La représentation de l’amour demeure longtemps indirecte, -reflet de mœurs corsetés par l’Eglise- : le plaisir né de la contemplation de nus peints de toute beauté, l’allégorie, la sensualité d’un visage et d’un corps féminins sous le pinceau d’un Raphaël…même si quelques artistes ont laissé des œuvres, souvent secrètes, beaucoup plus crues, si l’on songe aux Modi d’un Giulio Romano. Un tournant s’opère probablement au XVIIIe siècle, siècle du libertinage et d’un début de déchristianisation qui ne fera que croître par la suite, quelles que soient les résurgences d’ultramontanisme et de jésuitisme au XIXe siècle, et l’on commence à dépeindre des amants sans nécessairement recourir à la mythologie gréco-romaine, à tenter de représenter le sentiment amoureux. Peut-être ce relatif effacement d’un thème primordial de l’Humanité est-il dû au mystère d’un sentiment qui ne peut se réduire ni au plaisir charnel, ni à une forme d’instinct de survie de l’espèce dans la reproduction….
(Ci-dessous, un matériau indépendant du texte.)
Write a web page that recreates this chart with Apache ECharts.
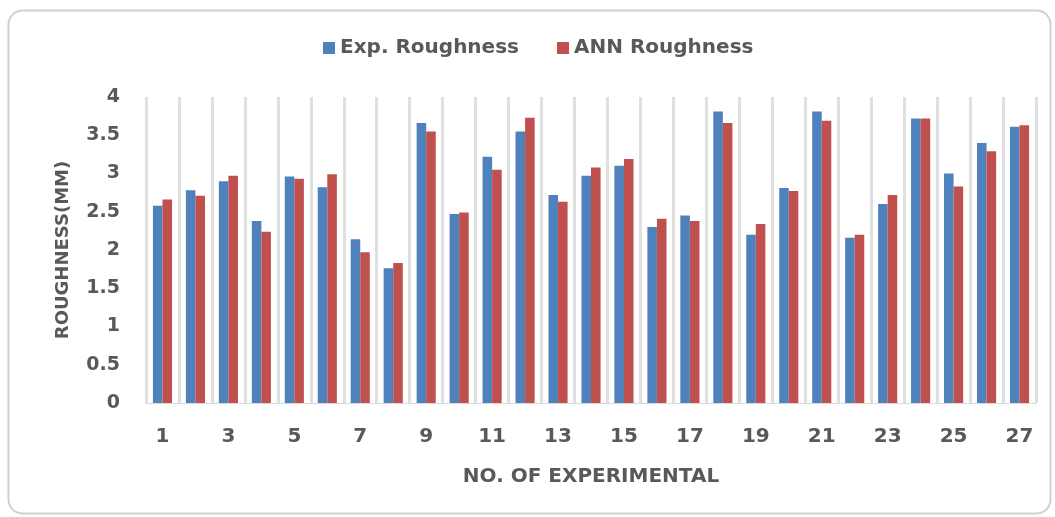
<!DOCTYPE html>
<html>
<head>
<meta charset="utf-8">
<script src="https://cdn.jsdelivr.net/npm/echarts@6/dist/echarts.min.js"></script>
<style>
  html, body { margin: 0; padding: 0; background: #ffffff; }
  #chart { width: 1055px; height: 517px; }
</style>
</head>
<body>
<div id="chart"></div>
<script>
// Experiment numbers 1..27
const experiments = ['1','2','3','4','5','6','7','8','9','10','11','12','13','14',
  '15','16','17','18','19','20','21','22','23','24','25','26','27'];

// Measured surface roughness per experiment
const expRoughness = [2.58, 2.78, 2.90, 2.38, 2.96, 2.82, 2.14, 1.76, 3.66, 2.47,
  3.22, 3.55, 2.72, 2.97, 3.10, 2.30, 2.45, 3.81, 2.20, 2.81,
  3.81, 2.16, 2.60, 3.72, 3.00, 3.40, 3.61];

// ANN-predicted surface roughness per experiment
const annRoughness = [2.66, 2.71, 2.97, 2.24, 2.93, 2.99, 1.97, 1.83, 3.55, 2.49,
  3.05, 3.73, 2.63, 3.08, 3.19, 2.41, 2.38, 3.66, 2.34, 2.77,
  3.69, 2.20, 2.72, 3.72, 2.83, 3.29, 3.63];

const yTicks = { min: 0, max: 4, interval: 0.5 };

const textGray = '#595959';
const fontFam = '"DejaVu Sans", "Open Sans", sans-serif';

const chart = echarts.init(document.getElementById('chart'), null, { renderer: 'canvas' });

chart.setOption({
  animation: false,
  backgroundColor: '#ffffff',
  graphic: [{
    type: 'rect',
    left: 6, top: 8,
    shape: { width: 1042, height: 503, r: 14 },
    style: { fill: 'none', stroke: '#d0d0d0', lineWidth: 2 },
    z: -1
  }],
  legend: {
    top: 33,
    left: 318,
    itemWidth: 12,
    itemHeight: 12,
    itemGap: 38,
    icon: 'rect',
    textStyle: { color: textGray, fontSize: 20, fontWeight: 'bold', fontFamily: fontFam }
  },
  grid: { left: 146, right: 19, top: 97, bottom: 114 },
  xAxis: {
    type: 'category',
    data: experiments,
    name: 'NO. OF EXPERIMENTAL',
    nameLocation: 'middle',
    nameGap: 64,
    nameMoveOverlap: false,
    nameTextStyle: { color: textGray, fontSize: 20, fontWeight: 'bold', fontFamily: fontFam },
    axisLine: { show: true, lineStyle: { color: '#d9d9d9', width: 1 } },
    axisTick: { show: false },
    axisLabel: { interval: 1, color: textGray, fontSize: 20, fontWeight: 'bold', fontFamily: fontFam, margin: 24 },
    splitLine: { show: true, interval: 0, lineStyle: { color: '#e0e0e0', width: 3 } }
  },
  yAxis: {
    type: 'value',
    min: yTicks.min, max: yTicks.max, interval: yTicks.interval,
    name: 'ROUGHNESS(MM)',
    nameLocation: 'middle',
    nameGap: 74,
    nameMoveOverlap: false,
    nameTextStyle: { color: textGray, fontSize: 18, fontWeight: 'bold', fontFamily: fontFam },
    axisLine: { show: false },
    axisTick: { show: false },
    axisLabel: { color: textGray, fontSize: 19, fontWeight: 'bold', fontFamily: fontFam, margin: 26 },
    splitLine: { show: false }
  },
  series: [
    {
      name: 'Exp. Roughness',
      type: 'bar',
      data: expRoughness,
      barGap: '0%',
      barCategoryGap: '42%',
      itemStyle: { color: '#4f81bd' }
    },
    {
      name: 'ANN Roughness',
      type: 'bar',
      data: annRoughness,
      itemStyle: { color: '#c0504d' }
    }
  ]
});
</script>
</body>
</html>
Un sentiment multiforme, de la passion volontiers obsessionnelle sinon destructrice mais également des plus créatrices, investissant l’être d’une énergie, d’une force de vie, d’un sentiment de plénitude totalement incomparables, à un amour peut-être plus posé voire durable, plus réfléchi -si l’amour peut l’être-. Un sentiment quoiqu’il en soit tout à la fois mental et physique, pouvant entraîner un bouleversement physiologique remarquable et irrépressible :
Je le vis, je rougis, je pâlis à sa vue ;
Un trouble s’éleva dans mon âme éperdue ;
Mes yeux ne voyaient plus, je ne pouvais parler ;
Je sentis tout mon corps et transir et brûler.
Racine, Phèdre, I.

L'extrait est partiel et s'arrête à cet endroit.